▼
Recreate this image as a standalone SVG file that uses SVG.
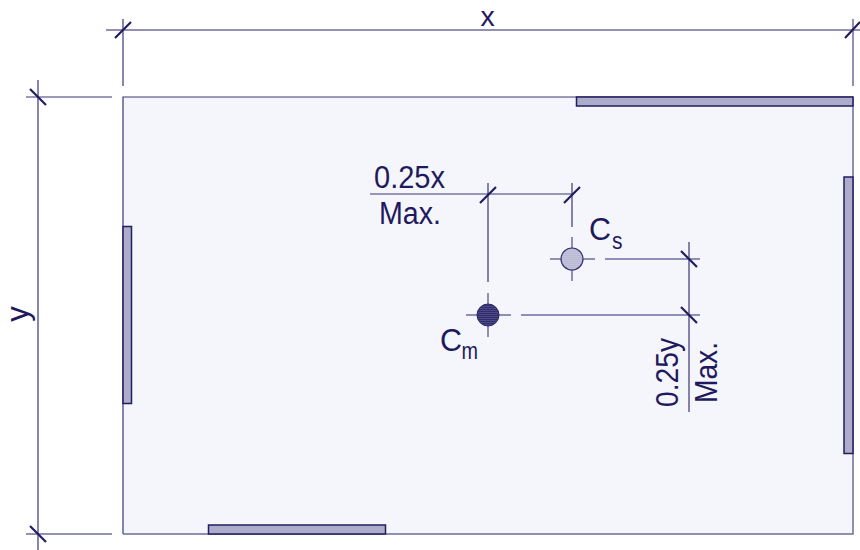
<svg xmlns="http://www.w3.org/2000/svg" width="860" height="550" viewBox="0 0 860 550">
<style>
.t{font-family:"Liberation Sans",Arial,sans-serif;fill:#1f1a5e;font-size:31px}
.sub{font-size:23px}
.top{font-size:28.500px}
.l{stroke:#3a3678;stroke-width:1.2;fill:none}
.g{stroke:#6f6c9d;stroke-width:1.5;fill:none}
.k{stroke:#221d60;stroke-width:2.2;fill:none}
.wall{fill:#adadcb;stroke:#221d60;stroke-width:1.5}
</style>
<defs>
<pattern id="hd" width="3" height="2" patternUnits="userSpaceOnUse"><rect width="3" height="2" fill="#2f2b6c"/><rect width="3" height="0.7" fill="#5a5790"/></pattern>
<pattern id="hl" width="3" height="2" patternUnits="userSpaceOnUse"><rect width="3" height="2" fill="#b9b9d4"/><rect width="3" height="0.7" fill="#c8c8de"/></pattern>
</defs>
<g id="plan"><rect x="123" y="97" width="730" height="437" fill="#f5f6fb"/><path class="l" d="M123 534V97H853"/><path class="g" d="M853 97V534H123"/></g>
<g id="walls">
<rect id="wall-top" class="wall" x="576.5" y="97" width="276.5" height="9"/>
<rect id="wall-right" class="wall" x="844" y="177" width="9" height="276.5"/>
<rect id="wall-left" class="wall" x="123" y="226.500" width="8.500" height="177"/>
<rect id="wall-bottom" class="wall" x="208.500" y="525" width="177" height="9"/>
</g>
<g id="connectors">
<path class="g" d="M106 30H860M853 19V86"/>
<path class="l" d="M123 19V86M38 80V550M26 97H112"/>
<path class="g" d="M26 534H112"/>
<path class="l" d="M370 194H573M488 183V282M572 183V227M689 242V412"/>
<path class="g" d="M605 259H700M521 315H700M550 259H595M572 237V281M466 315H511M488 293V337"/>
<path class="k" d="M115 38L131 22M845 38L860 22M30 89L46 105M30 526L46 542"/>
<path class="k" d="M480 203L496 187M564 203L580 187M681 251L697 267M681 307L697 323"/>
</g>
<g id="cs"><circle cx="572" cy="259" r="11" fill="url(#hl)" stroke="#34306f" stroke-width="1.2"/>
<text class="t" x="589" y="240" textLength="22" lengthAdjust="spacingAndGlyphs">C</text><text class="t sub" x="612" y="248.500" textLength="10.500" lengthAdjust="spacingAndGlyphs">s</text></g>
<g id="cm"><circle cx="488" cy="315" r="11" fill="url(#hd)" stroke="#2a2668" stroke-width="1"/>
<text class="t" x="440" y="351" textLength="22" lengthAdjust="spacingAndGlyphs">C</text><text class="t sub" x="461.500" y="359" textLength="16.500" lengthAdjust="spacingAndGlyphs">m</text></g>
<g id="labels">
<text class="t top" x="487.500" y="26" text-anchor="middle">x</text>
<text class="t" transform="translate(28,314) rotate(-90)" text-anchor="middle">y</text>
<text class="t" x="374" y="188" textLength="71" lengthAdjust="spacingAndGlyphs">0.25x</text>
<text class="t" x="379" y="224" textLength="62" lengthAdjust="spacingAndGlyphs">Max.</text>
<text class="t" transform="translate(678,407) rotate(-90)" textLength="69" lengthAdjust="spacingAndGlyphs">0.25y</text>
<text class="t" transform="translate(717,403) rotate(-90)" textLength="61" lengthAdjust="spacingAndGlyphs">Max.</text>
</g>
</svg>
▲
WORK TO DO
Images should not appear in the copy; retype the listing above exactly.

PROBLEM SOLUTION
Recreate this image as a standalone SVG file that uses SVG.
<svg xmlns="http://www.w3.org/2000/svg" width="860" height="550" viewBox="0 0 860 550">
<style>
.t{font-family:"Liberation Sans",Arial,sans-serif;fill:#1f1a5e;font-size:31px}
.sub{font-size:23px}
.top{font-size:28.500px}
.l{stroke:#3a3678;stroke-width:1.2;fill:none}
.g{stroke:#6f6c9d;stroke-width:1.5;fill:none}
.k{stroke:#221d60;stroke-width:2.2;fill:none}
.wall{fill:#adadcb;stroke:#221d60;stroke-width:1.5}
</style>
<defs>
<pattern id="hd" width="3" height="2" patternUnits="userSpaceOnUse"><rect width="3" height="2" fill="#2f2b6c"/><rect width="3" height="0.7" fill="#5a5790"/></pattern>
<pattern id="hl" width="3" height="2" patternUnits="userSpaceOnUse"><rect width="3" height="2" fill="#b9b9d4"/><rect width="3" height="0.7" fill="#c8c8de"/></pattern>
</defs>
<g id="plan"><rect x="123" y="97" width="730" height="437" fill="#f5f6fb"/><path class="l" d="M123 534V97H853"/><path class="g" d="M853 97V534H123"/></g>
<g id="walls">
<rect id="wall-top" class="wall" x="576.5" y="97" width="276.5" height="9"/>
<rect id="wall-right" class="wall" x="844" y="177" width="9" height="276.5"/>
<rect id="wall-left" class="wall" x="123" y="226.500" width="8.500" height="177"/>
<rect id="wall-bottom" class="wall" x="208.500" y="525" width="177" height="9"/>
</g>
<g id="connectors">
<path class="g" d="M106 30H860M853 19V86"/>
<path class="l" d="M123 19V86M38 80V550M26 97H112"/>
<path class="g" d="M26 534H112"/>
<path class="l" d="M370 194H573M488 183V282M572 183V227M689 242V412"/>
<path class="g" d="M605 259H700M521 315H700M550 259H595M572 237V281M466 315H511M488 293V337"/>
<path class="k" d="M115 38L131 22M845 38L860 22M30 89L46 105M30 526L46 542"/>
<path class="k" d="M480 203L496 187M564 203L580 187M681 251L697 267M681 307L697 323"/>
</g>
<g id="cs"><circle cx="572" cy="259" r="11" fill="url(#hl)" stroke="#34306f" stroke-width="1.2"/>
<text class="t" x="589" y="240" textLength="22" lengthAdjust="spacingAndGlyphs">C</text><text class="t sub" x="612" y="248.500" textLength="10.500" lengthAdjust="spacingAndGlyphs">s</text></g>
<g id="cm"><circle cx="488" cy="315" r="11" fill="url(#hd)" stroke="#2a2668" stroke-width="1"/>
<text class="t" x="440" y="351" textLength="22" lengthAdjust="spacingAndGlyphs">C</text><text class="t sub" x="461.500" y="359" textLength="16.500" lengthAdjust="spacingAndGlyphs">m</text></g>
<g id="labels">
<text class="t top" x="487.500" y="26" text-anchor="middle">x</text>
<text class="t" transform="translate(28,314) rotate(-90)" text-anchor="middle">y</text>
<text class="t" x="374" y="188" textLength="71" lengthAdjust="spacingAndGlyphs">0.25x</text>
<text class="t" x="379" y="224" textLength="62" lengthAdjust="spacingAndGlyphs">Max.</text>
<text class="t" transform="translate(678,407) rotate(-90)" textLength="69" lengthAdjust="spacingAndGlyphs">0.25y</text>
<text class="t" transform="translate(717,403) rotate(-90)" textLength="61" lengthAdjust="spacingAndGlyphs">Max.</text>
</g>
</svg>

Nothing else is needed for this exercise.